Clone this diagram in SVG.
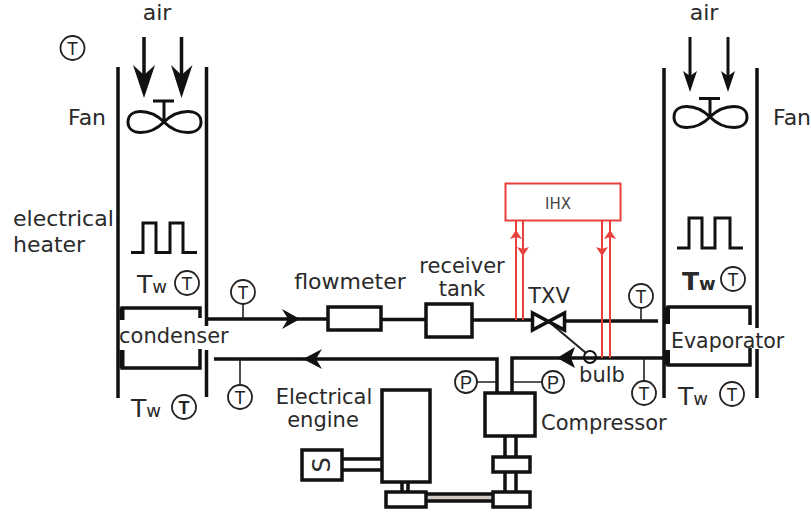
<svg xmlns="http://www.w3.org/2000/svg" width="811" height="513" viewBox="0 0 811 513">
<style>
.t{font-family:"DejaVu Sans",Verdana,sans-serif;font-size:21px;fill:#2a2a2a}
.g{font-size:22px}
.tw{font-family:"DejaVu Sans",Verdana,sans-serif;font-size:25px;fill:#2a2a2a}
.tw tspan{font-size:18px}
.m{text-anchor:middle}
.w{fill:none;stroke:#111;stroke-width:3.5}
.b{fill:#fff;stroke:#111;stroke-width:3.5}
.f{fill:none;stroke:#111;stroke-width:3}
.c{fill:#fff;stroke:#222;stroke-width:1.8}
.ct{font-family:"Liberation Sans",Arial,sans-serif;font-size:18px;fill:#222;text-anchor:middle}
.s{fill:none;stroke:#222;stroke-width:1.6}
.r{fill:none;stroke:#e8413c;stroke-width:2}
.rh{fill:#e8413c}
.a{fill:#111}
.l{fill:none;stroke:#111;stroke-width:3.5}
</style>
<defs>
<g id="tm"><circle class="c" r="12"/><text class="ct" y="6.5">T</text></g>
<g id="pm"><circle class="c" r="11"/><text class="ct" y="6.5">P</text></g>
</defs>

<g id="connectors">
<path class="l" d="M207 319H328M381 319.500H426M472 320H531M566 321H658"/>
<path class="a" d="M300 319L282 309L288 319L282 329Z"/>
<path class="l" d="M214 359H497V393"/>
<path class="a" d="M303 359L322 349L316 359L322 369Z"/>
<path class="l" d="M512 393V358H663"/>
<path class="a" d="M557 358L575 347L571 358L575 368Z"/>
<path d="M548 321L586 353" fill="none" stroke="#222" stroke-width="2"/>
<path class="s" d="M243 304V319M240 359V385M641 308V321M644 358V381M477 382H497M512 382H542"/>
<path class="w" d="M505 436V457M516 436V457M505 472V492M516 472V492M402 482V492M408 482V492M342 459H382M342 470H382"/>
<path d="M426 497.500H493" stroke="#cfc8c4" stroke-width="6" fill="none"/>
<path class="w" d="M426 494H493M426 501H493"/>
<path class="r" d="M516 221V320M523 221V320M602 221V358M610 221V358"/>
<path class="rh" d="M516 230L510 239L516 237L522 239ZM610 230L604 239L610 237L616 239ZM523 256L517 247L523 249L529 247ZM602 256L596 247L602 249L608 247Z"/>
</g>

<g id="condenser-duct">
<path class="w" d="M118 67V398M206.500 67V326M206.500 350V397"/>
<path class="w" d="M122 320V308H200V318M122 350V368H200V349"/>
<path d="M122 308V320M122 350V368" stroke="#111" stroke-width="5" fill="none"/>
<text class="t" x="119" y="343">condenser</text>
</g>

<g id="condenser-air">
<text class="t g m" x="157" y="20">air</text>
<path d="M144 37V80M181.500 37V80" stroke="#111" stroke-width="3.500"/>
<path class="a" d="M144 98L133 65L144 75L155 65ZM181.500 98L171 65L181.500 75L192.500 65Z"/>
<use href="#tm" x="72.500" y="48"/>
</g>
<g id="condenser-fan">
<text class="t g" x="68" y="125">Fan</text>
<path class="f" d="M153 101H174M164 101V122M164 122C150 108 128 108 128 122C128 136 150 136 164 122C178 108 201 108 201 122C201 136 178 136 164 122Z"/>
</g>
<g id="condenser-heater">
<text class="t g" x="13" y="226">electrical</text>
<text class="t g" x="13" y="252">heater</text>
<path class="f" d="M131 252.500H143V223H156V252.500H170V223H183V252.500H197"/>
</g>
<g id="condenser-temps">
<text class="tw" x="137" y="293">T<tspan>w</tspan></text>
<use href="#tm" x="187" y="283"/>
<use href="#tm" x="243" y="292"/>
<use href="#tm" x="240" y="397"/>
<text class="tw" x="131" y="417">T<tspan>w</tspan></text>
<g transform="translate(184 407)"><circle class="c" r="12" stroke-width="2.500"/><text class="ct" y="6.500" font-weight="bold">T</text></g>
</g>

<g id="flowmeter">
<text class="t g m" x="350" y="289">flowmeter</text>
<rect class="b" x="328" y="307" width="53" height="23"/>
</g>
<g id="receiver-tank">
<text class="t m" x="462" y="273">receiver</text>
<text class="t m" x="462" y="296">tank</text>
<rect class="b" x="426" y="304" width="46" height="33"/>
</g>
<g id="txv">
<text class="t m" x="549" y="303">TXV</text>
<path class="w" d="M532.500 313V330L564.500 313V330Z" stroke-width="4"/>
</g>
<g id="ihx">
<rect x="505.500" y="183.500" width="115" height="37" fill="#fff" stroke="#e8413c" stroke-width="2"/>
<text x="558" y="209" font-family="DejaVu Sans,sans-serif" font-size="15" fill="#444" text-anchor="middle">IHX</text>
</g>
<g id="bulb">
<circle cx="590" cy="357" r="6" fill="none" stroke="#111" stroke-width="2"/>
<text class="t m" x="602" y="382">bulb</text>
</g>

<g id="evaporator-duct">
<path class="w" d="M664 68V398M757 68V328M757 349V398"/>
<path class="w" d="M668 324V307H750V325M668 350V365H750V348"/>
<path d="M667.500 307V324M667.500 350V365" stroke="#111" stroke-width="5" fill="none"/>
<text class="t" x="671" y="348" font-size="20.500" style="font-size:20.5px">Evaporator</text>
</g>
<g id="evaporator-air">
<text class="t g m" x="704" y="20">air</text>
<path d="M690 37V80M728 37V80" stroke="#111" stroke-width="3"/>
<path class="a" d="M690 92L683 71L690 76L697 71ZM728 92L721 71L728 76L735 71Z"/>
</g>
<g id="evaporator-fan">
<text class="t g" x="773" y="125">Fan</text>
<path class="f" d="M699 98.500H720M710 98.500V117M710 117C696 103 674 103 674 117C674 131 696 131 710 117C724 103 747 103 747 117C747 131 724 131 710 117Z"/>
</g>
<g id="evaporator-heater">
<path class="f" d="M677 248H689V218H702V248H715V218H730V248H743"/>
</g>
<g id="evaporator-temps">
<text class="tw" x="682" y="290" font-weight="bold">T<tspan>w</tspan></text>
<use href="#tm" x="733" y="279"/>
<use href="#tm" x="641" y="296"/>
<use href="#tm" x="644" y="393"/>
<text class="tw" x="678" y="405">T<tspan>w</tspan></text>
<use href="#tm" x="732" y="394"/>
</g>

<g id="compressor">
<rect class="b" x="485" y="393" width="50" height="43"/>
<text class="t" x="541" y="430">Compressor</text>
<use href="#pm" x="466" y="382"/>
<use href="#pm" x="553" y="382"/>
<rect class="b" x="493" y="457" width="37" height="15"/>
<rect class="b" x="493" y="492" width="37" height="15"/>
</g>
<g id="electrical-engine">
<text class="t m" x="324" y="404">Electrical</text>
<text class="t m" x="323" y="427">engine</text>
<rect class="b" x="382" y="390" width="48" height="92"/>
<rect class="b" x="386" y="492" width="40" height="15"/>
</g>
<g id="starter">
<rect class="b" x="302" y="450" width="40" height="30"/>
<text class="t m" transform="translate(322 465) rotate(-90)" y="8" style="font-size:24px">S</text>
</g>
</svg>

────

Set down the complete material exactly, but do not include the images.

Clone this diagram in SVG.
<svg xmlns="http://www.w3.org/2000/svg" width="811" height="513" viewBox="0 0 811 513">
<style>
.t{font-family:"DejaVu Sans",Verdana,sans-serif;font-size:21px;fill:#2a2a2a}
.g{font-size:22px}
.tw{font-family:"DejaVu Sans",Verdana,sans-serif;font-size:25px;fill:#2a2a2a}
.tw tspan{font-size:18px}
.m{text-anchor:middle}
.w{fill:none;stroke:#111;stroke-width:3.5}
.b{fill:#fff;stroke:#111;stroke-width:3.5}
.f{fill:none;stroke:#111;stroke-width:3}
.c{fill:#fff;stroke:#222;stroke-width:1.8}
.ct{font-family:"Liberation Sans",Arial,sans-serif;font-size:18px;fill:#222;text-anchor:middle}
.s{fill:none;stroke:#222;stroke-width:1.6}
.r{fill:none;stroke:#e8413c;stroke-width:2}
.rh{fill:#e8413c}
.a{fill:#111}
.l{fill:none;stroke:#111;stroke-width:3.5}
</style>
<defs>
<g id="tm"><circle class="c" r="12"/><text class="ct" y="6.5">T</text></g>
<g id="pm"><circle class="c" r="11"/><text class="ct" y="6.5">P</text></g>
</defs>

<g id="connectors">
<path class="l" d="M207 319H328M381 319.500H426M472 320H531M566 321H658"/>
<path class="a" d="M300 319L282 309L288 319L282 329Z"/>
<path class="l" d="M214 359H497V393"/>
<path class="a" d="M303 359L322 349L316 359L322 369Z"/>
<path class="l" d="M512 393V358H663"/>
<path class="a" d="M557 358L575 347L571 358L575 368Z"/>
<path d="M548 321L586 353" fill="none" stroke="#222" stroke-width="2"/>
<path class="s" d="M243 304V319M240 359V385M641 308V321M644 358V381M477 382H497M512 382H542"/>
<path class="w" d="M505 436V457M516 436V457M505 472V492M516 472V492M402 482V492M408 482V492M342 459H382M342 470H382"/>
<path d="M426 497.500H493" stroke="#cfc8c4" stroke-width="6" fill="none"/>
<path class="w" d="M426 494H493M426 501H493"/>
<path class="r" d="M516 221V320M523 221V320M602 221V358M610 221V358"/>
<path class="rh" d="M516 230L510 239L516 237L522 239ZM610 230L604 239L610 237L616 239ZM523 256L517 247L523 249L529 247ZM602 256L596 247L602 249L608 247Z"/>
</g>

<g id="condenser-duct">
<path class="w" d="M118 67V398M206.500 67V326M206.500 350V397"/>
<path class="w" d="M122 320V308H200V318M122 350V368H200V349"/>
<path d="M122 308V320M122 350V368" stroke="#111" stroke-width="5" fill="none"/>
<text class="t" x="119" y="343">condenser</text>
</g>

<g id="condenser-air">
<text class="t g m" x="157" y="20">air</text>
<path d="M144 37V80M181.500 37V80" stroke="#111" stroke-width="3.500"/>
<path class="a" d="M144 98L133 65L144 75L155 65ZM181.500 98L171 65L181.500 75L192.500 65Z"/>
<use href="#tm" x="72.500" y="48"/>
</g>
<g id="condenser-fan">
<text class="t g" x="68" y="125">Fan</text>
<path class="f" d="M153 101H174M164 101V122M164 122C150 108 128 108 128 122C128 136 150 136 164 122C178 108 201 108 201 122C201 136 178 136 164 122Z"/>
</g>
<g id="condenser-heater">
<text class="t g" x="13" y="226">electrical</text>
<text class="t g" x="13" y="252">heater</text>
<path class="f" d="M131 252.500H143V223H156V252.500H170V223H183V252.500H197"/>
</g>
<g id="condenser-temps">
<text class="tw" x="137" y="293">T<tspan>w</tspan></text>
<use href="#tm" x="187" y="283"/>
<use href="#tm" x="243" y="292"/>
<use href="#tm" x="240" y="397"/>
<text class="tw" x="131" y="417">T<tspan>w</tspan></text>
<g transform="translate(184 407)"><circle class="c" r="12" stroke-width="2.500"/><text class="ct" y="6.500" font-weight="bold">T</text></g>
</g>

<g id="flowmeter">
<text class="t g m" x="350" y="289">flowmeter</text>
<rect class="b" x="328" y="307" width="53" height="23"/>
</g>
<g id="receiver-tank">
<text class="t m" x="462" y="273">receiver</text>
<text class="t m" x="462" y="296">tank</text>
<rect class="b" x="426" y="304" width="46" height="33"/>
</g>
<g id="txv">
<text class="t m" x="549" y="303">TXV</text>
<path class="w" d="M532.500 313V330L564.500 313V330Z" stroke-width="4"/>
</g>
<g id="ihx">
<rect x="505.500" y="183.500" width="115" height="37" fill="#fff" stroke="#e8413c" stroke-width="2"/>
<text x="558" y="209" font-family="DejaVu Sans,sans-serif" font-size="15" fill="#444" text-anchor="middle">IHX</text>
</g>
<g id="bulb">
<circle cx="590" cy="357" r="6" fill="none" stroke="#111" stroke-width="2"/>
<text class="t m" x="602" y="382">bulb</text>
</g>

<g id="evaporator-duct">
<path class="w" d="M664 68V398M757 68V328M757 349V398"/>
<path class="w" d="M668 324V307H750V325M668 350V365H750V348"/>
<path d="M667.500 307V324M667.500 350V365" stroke="#111" stroke-width="5" fill="none"/>
<text class="t" x="671" y="348" font-size="20.500" style="font-size:20.5px">Evaporator</text>
</g>
<g id="evaporator-air">
<text class="t g m" x="704" y="20">air</text>
<path d="M690 37V80M728 37V80" stroke="#111" stroke-width="3"/>
<path class="a" d="M690 92L683 71L690 76L697 71ZM728 92L721 71L728 76L735 71Z"/>
</g>
<g id="evaporator-fan">
<text class="t g" x="773" y="125">Fan</text>
<path class="f" d="M699 98.500H720M710 98.500V117M710 117C696 103 674 103 674 117C674 131 696 131 710 117C724 103 747 103 747 117C747 131 724 131 710 117Z"/>
</g>
<g id="evaporator-heater">
<path class="f" d="M677 248H689V218H702V248H715V218H730V248H743"/>
</g>
<g id="evaporator-temps">
<text class="tw" x="682" y="290" font-weight="bold">T<tspan>w</tspan></text>
<use href="#tm" x="733" y="279"/>
<use href="#tm" x="641" y="296"/>
<use href="#tm" x="644" y="393"/>
<text class="tw" x="678" y="405">T<tspan>w</tspan></text>
<use href="#tm" x="732" y="394"/>
</g>

<g id="compressor">
<rect class="b" x="485" y="393" width="50" height="43"/>
<text class="t" x="541" y="430">Compressor</text>
<use href="#pm" x="466" y="382"/>
<use href="#pm" x="553" y="382"/>
<rect class="b" x="493" y="457" width="37" height="15"/>
<rect class="b" x="493" y="492" width="37" height="15"/>
</g>
<g id="electrical-engine">
<text class="t m" x="324" y="404">Electrical</text>
<text class="t m" x="323" y="427">engine</text>
<rect class="b" x="382" y="390" width="48" height="92"/>
<rect class="b" x="386" y="492" width="40" height="15"/>
</g>
<g id="starter">
<rect class="b" x="302" y="450" width="40" height="30"/>
<text class="t m" transform="translate(322 465) rotate(-90)" y="8" style="font-size:24px">S</text>
</g>
</svg>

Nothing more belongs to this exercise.